5. Tickle time takes priority over house cleaning time. I would much rather hear Lana laugh than have a spotless house. Remember that if you come over and see the light fixtures need a good dusting and all the laundry isn’t folded.

6. Some mornings, everything takes twice as long as it should. I don’t know if it’s due to the pull of the moon or what, but occasionally my hair won’t cooperate, I’ll have to change clothes (see #1), Lana will have to be changed (again, see #1), she’ll take sooooo long to eat, I’ll drop the mascara wand on my face and shirt and have to change again and wash my face, and I’ll realize after we’ve driven three miles down the road that I forgot the diapers. Yup, mornings like that happen.

7. I work with a great group of people, but as wonderful as I think my daughter is, I know they don’t want to hear about her all the time. Nope, they don’t care that she babbled adorably or didn’t sleep as well as expected and I’m exhausted; they just care that I get my work done.

8. I now run after-work errands according to the child restraints involved. For example, running to the grocery store is fairly do-able because Lana can be put in the shopping cart seat. Going to the bank however is much, much tougher. The bank has no shopping carts and no way to contain a 14 month-old. Bank trips now happen on my lunch.
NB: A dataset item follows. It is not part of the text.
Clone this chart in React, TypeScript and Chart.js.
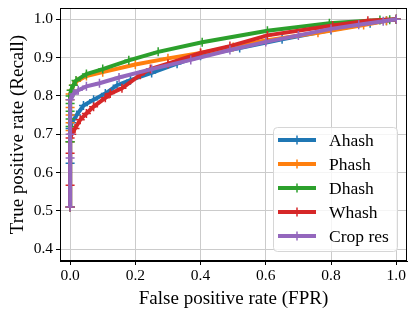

9. My supportive, encouraging husband is worth his weight in gold. He works hard every day. He comes home with a kiss and a hug for each of his girls. He eats what I put on his dinner plate, even when it looks questionable, and he usually is ready with a compliment. He never complains about the chores that have to be done and looks for ways to make things easier for me. He’s the best Daddy little Lana-girl could ask for and the greatest husband ever.

10. I like things done a certain way and I prefer order and routine to randomness and chaos, but that’s not always the way things happen. I’ve learned that being flexible and just rolling with the waves is the best way to not go crazy.

So, Been-there, Done-that Moms, please share your wisdom with this working-mom rookie. What lessons are there still to learn? What are the best ways you know to do it all?